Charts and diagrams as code

# # #

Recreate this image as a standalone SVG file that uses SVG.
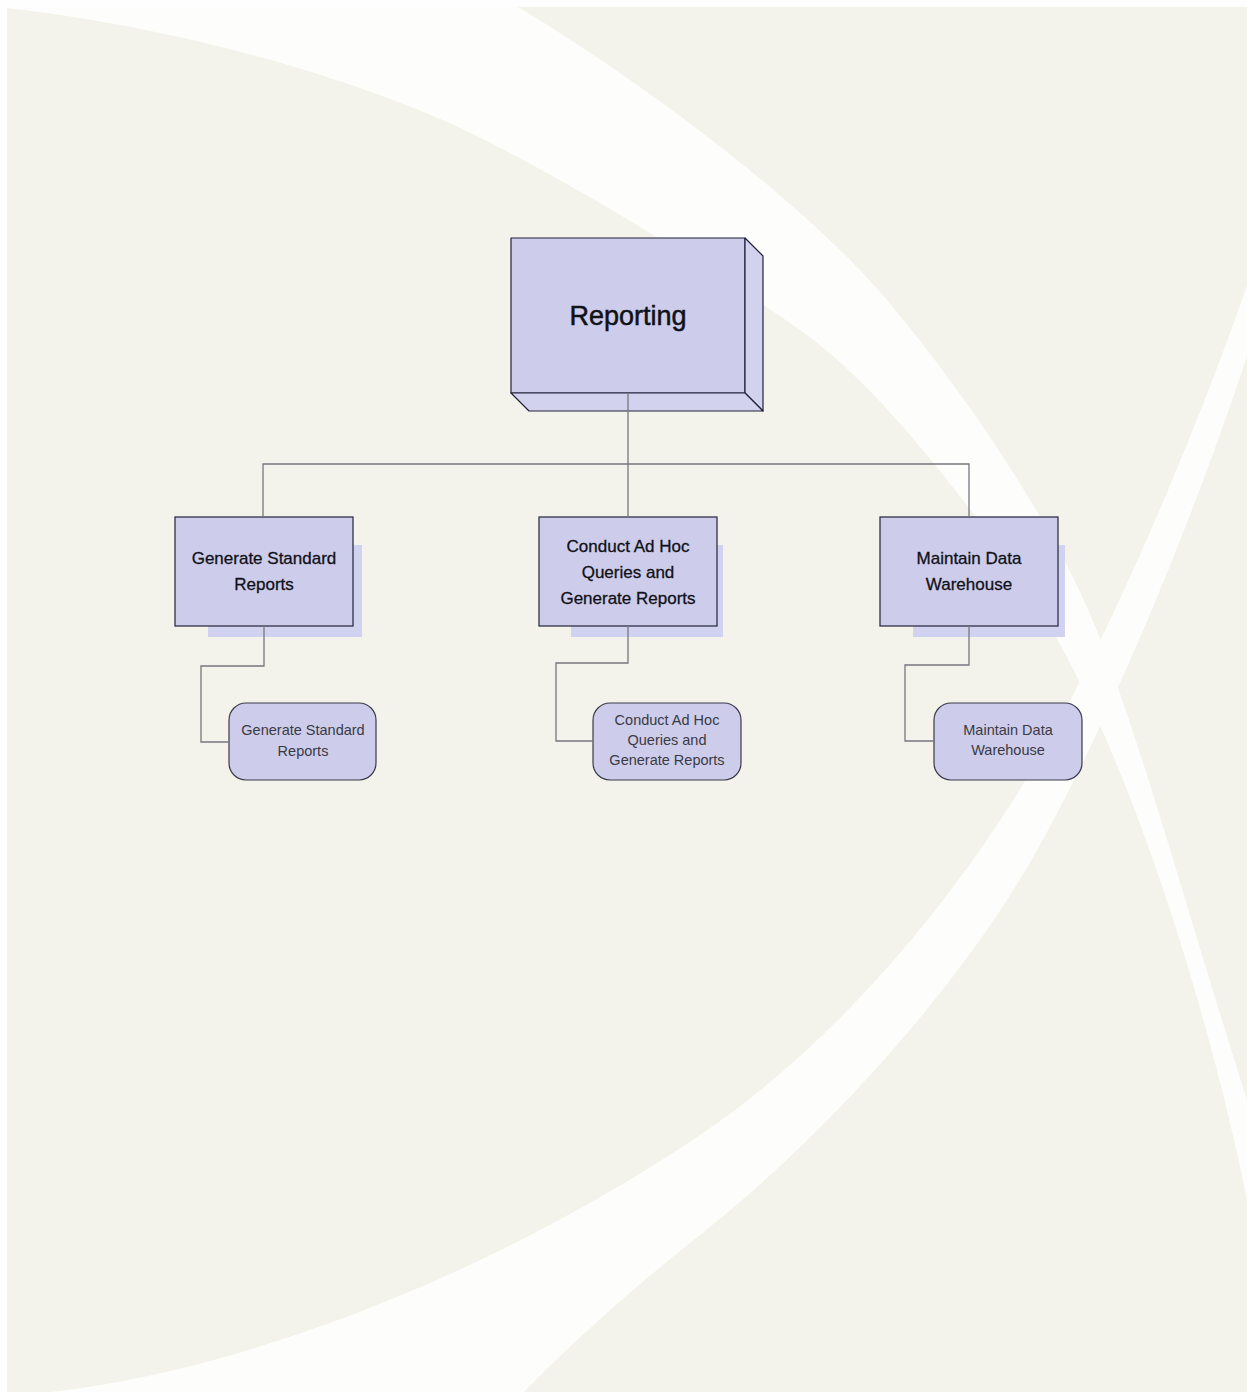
<svg xmlns="http://www.w3.org/2000/svg" width="1247" height="1392" viewBox="0 0 1247 1392">
<style>
.bg{fill:#f3f3eb}
.band{fill:#fdfdfb}
.face{fill:#cdcdeb;stroke:#22223a;stroke-width:1.2;stroke-linejoin:round}
.side{fill:#d2d2ef;stroke:#22223a;stroke-width:1.2;stroke-linejoin:round}
.box{fill:#cdcdeb;stroke:#22223a;stroke-width:1.2}
.shadow{fill:#d1d1f0}
.rbox{fill:#cdcdeb;stroke:#3a3a4a;stroke-width:1.2}
.conn{fill:none;stroke:#77777f;stroke-width:1.3}
text{font-family:"Liberation Sans",Arial,sans-serif;text-anchor:middle}
.t1{font-size:27px;fill:#111118;stroke:#111118;stroke-width:0.5}
.t2{font-size:17px;fill:#111118;stroke:#111118;stroke-width:0.3}
.t3{font-size:14.5px;fill:#3a3a44}
</style>
<g id="background">
<rect x="0" y="0" width="1247" height="1392" fill="#fefefe"/>
<rect class="bg" x="7" y="7" width="1240" height="1385"/>
<path class="band" d="M7 7 L518 7 C640 80 800 200 880 292 C960 385 1060 530 1103 646 C1146 760 1190 920 1247 1100 L1247 1200 C1215 1040 1145 800 1062 648 C1022 575 900 400 800 330 C710 267 560 175 458 127 C370 86 200 30 7 8 Z"/>
<path class="band" d="M50 1392 C250 1370 500 1270 700 1135 C850 1034 980 870 1060 720 C1140 570 1215 380 1247 285 L1247 356 C1200 500 1120 700 1040 845 C960 990 820 1140 700 1235 C620 1298 560 1355 524 1392 Z"/>
</g>
<g id="node-reporting">
<rect class="face" x="511" y="238" width="234" height="155"/>
<polygon class="side" points="745,238 763,256 763,411 745,393"/>
<polygon class="side" points="511,393 745,393 763,411 529,411"/>
<text class="t1" x="628" y="325">Reporting</text>
</g>
<g id="node-gsr">
<rect class="shadow" x="208" y="545" width="154" height="92"/>
<rect class="box" x="175" y="517" width="178" height="109"/>
<text class="t2" x="264" y="564">Generate Standard</text>
<text class="t2" x="264" y="590">Reports</text>
</g>
<g id="node-adhoc">
<rect class="shadow" x="571" y="545" width="152" height="92"/>
<rect class="box" x="539" y="517" width="178" height="109"/>
<text class="t2" x="628" y="552">Conduct Ad Hoc</text>
<text class="t2" x="628" y="578">Queries and</text>
<text class="t2" x="628" y="604">Generate Reports</text>
</g>
<g id="node-mdw">
<rect class="shadow" x="913" y="545" width="152" height="92"/>
<rect class="box" x="880" y="517" width="178" height="109"/>
<text class="t2" x="969" y="564">Maintain Data</text>
<text class="t2" x="969" y="590">Warehouse</text>
</g>
<g id="node-gsr-sub">
<rect class="rbox" x="229" y="703" width="147" height="77" rx="17" ry="17"/>
<text class="t3" x="303" y="735">Generate Standard</text>
<text class="t3" x="303" y="756">Reports</text>
</g>
<g id="node-adhoc-sub">
<rect class="rbox" x="593" y="703" width="148" height="77" rx="17" ry="17"/>
<text class="t3" x="667" y="725">Conduct Ad Hoc</text>
<text class="t3" x="667" y="745">Queries and</text>
<text class="t3" x="667" y="765">Generate Reports</text>
</g>
<g id="node-mdw-sub">
<rect class="rbox" x="934" y="703" width="148" height="77" rx="17" ry="17"/>
<text class="t3" x="1008" y="735">Maintain Data</text>
<text class="t3" x="1008" y="755">Warehouse</text>
</g>
<g id="connectors">
<polyline class="conn" points="628,393 628,517"/>
<polyline class="conn" points="263,517 263,464 969,464 969,517"/>
<polyline class="conn" points="264,626 264,666 201,666 201,742 229,742"/>
<polyline class="conn" points="628,626 628,663 556,663 556,741 593,741"/>
<polyline class="conn" points="969,626 969,665 905,665 905,741 934,741"/>
</g>
</svg>
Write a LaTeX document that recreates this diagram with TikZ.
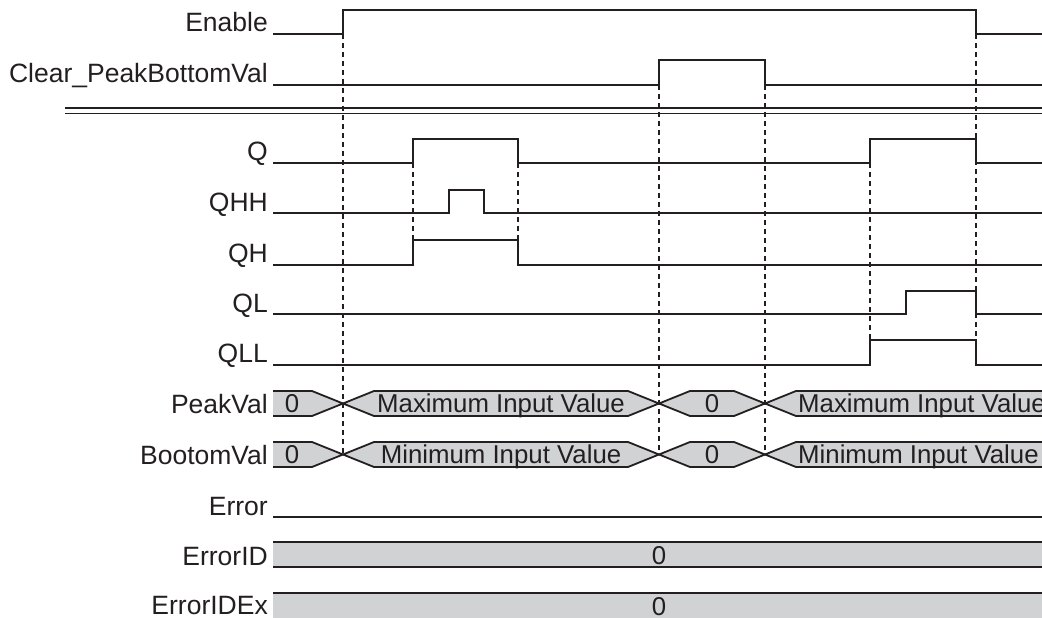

# # #

*Set task*
Omit pictures; set down the rest of the material word for word.

*Answer to this problem*
Recreate this image as a standalone SVG file that uses SVG.
<svg xmlns="http://www.w3.org/2000/svg" width="1247" height="1392" viewBox="0 0 1247 1392">
<style>
.bg{fill:#f3f3eb}
.band{fill:#fdfdfb}
.face{fill:#cdcdeb;stroke:#22223a;stroke-width:1.2;stroke-linejoin:round}
.side{fill:#d2d2ef;stroke:#22223a;stroke-width:1.2;stroke-linejoin:round}
.box{fill:#cdcdeb;stroke:#22223a;stroke-width:1.2}
.shadow{fill:#d1d1f0}
.rbox{fill:#cdcdeb;stroke:#3a3a4a;stroke-width:1.2}
.conn{fill:none;stroke:#77777f;stroke-width:1.3}
text{font-family:"Liberation Sans",Arial,sans-serif;text-anchor:middle}
.t1{font-size:27px;fill:#111118;stroke:#111118;stroke-width:0.5}
.t2{font-size:17px;fill:#111118;stroke:#111118;stroke-width:0.3}
.t3{font-size:14.5px;fill:#3a3a44}
</style>
<g id="background">
<rect x="0" y="0" width="1247" height="1392" fill="#fefefe"/>
<rect class="bg" x="7" y="7" width="1240" height="1385"/>
<path class="band" d="M7 7 L518 7 C640 80 800 200 880 292 C960 385 1060 530 1103 646 C1146 760 1190 920 1247 1100 L1247 1200 C1215 1040 1145 800 1062 648 C1022 575 900 400 800 330 C710 267 560 175 458 127 C370 86 200 30 7 8 Z"/>
<path class="band" d="M50 1392 C250 1370 500 1270 700 1135 C850 1034 980 870 1060 720 C1140 570 1215 380 1247 285 L1247 356 C1200 500 1120 700 1040 845 C960 990 820 1140 700 1235 C620 1298 560 1355 524 1392 Z"/>
</g>
<g id="node-reporting">
<rect class="face" x="511" y="238" width="234" height="155"/>
<polygon class="side" points="745,238 763,256 763,411 745,393"/>
<polygon class="side" points="511,393 745,393 763,411 529,411"/>
<text class="t1" x="628" y="325">Reporting</text>
</g>
<g id="node-gsr">
<rect class="shadow" x="208" y="545" width="154" height="92"/>
<rect class="box" x="175" y="517" width="178" height="109"/>
<text class="t2" x="264" y="564">Generate Standard</text>
<text class="t2" x="264" y="590">Reports</text>
</g>
<g id="node-adhoc">
<rect class="shadow" x="571" y="545" width="152" height="92"/>
<rect class="box" x="539" y="517" width="178" height="109"/>
<text class="t2" x="628" y="552">Conduct Ad Hoc</text>
<text class="t2" x="628" y="578">Queries and</text>
<text class="t2" x="628" y="604">Generate Reports</text>
</g>
<g id="node-mdw">
<rect class="shadow" x="913" y="545" width="152" height="92"/>
<rect class="box" x="880" y="517" width="178" height="109"/>
<text class="t2" x="969" y="564">Maintain Data</text>
<text class="t2" x="969" y="590">Warehouse</text>
</g>
<g id="node-gsr-sub">
<rect class="rbox" x="229" y="703" width="147" height="77" rx="17" ry="17"/>
<text class="t3" x="303" y="735">Generate Standard</text>
<text class="t3" x="303" y="756">Reports</text>
</g>
<g id="node-adhoc-sub">
<rect class="rbox" x="593" y="703" width="148" height="77" rx="17" ry="17"/>
<text class="t3" x="667" y="725">Conduct Ad Hoc</text>
<text class="t3" x="667" y="745">Queries and</text>
<text class="t3" x="667" y="765">Generate Reports</text>
</g>
<g id="node-mdw-sub">
<rect class="rbox" x="934" y="703" width="148" height="77" rx="17" ry="17"/>
<text class="t3" x="1008" y="735">Maintain Data</text>
<text class="t3" x="1008" y="755">Warehouse</text>
</g>
<g id="connectors">
<polyline class="conn" points="628,393 628,517"/>
<polyline class="conn" points="263,517 263,464 969,464 969,517"/>
<polyline class="conn" points="264,626 264,666 201,666 201,742 229,742"/>
<polyline class="conn" points="628,626 628,663 556,663 556,741 593,741"/>
<polyline class="conn" points="969,626 969,665 905,665 905,741 934,741"/>
</g>
</svg>
Write a LaTeX document that recreates this diagram with TikZ.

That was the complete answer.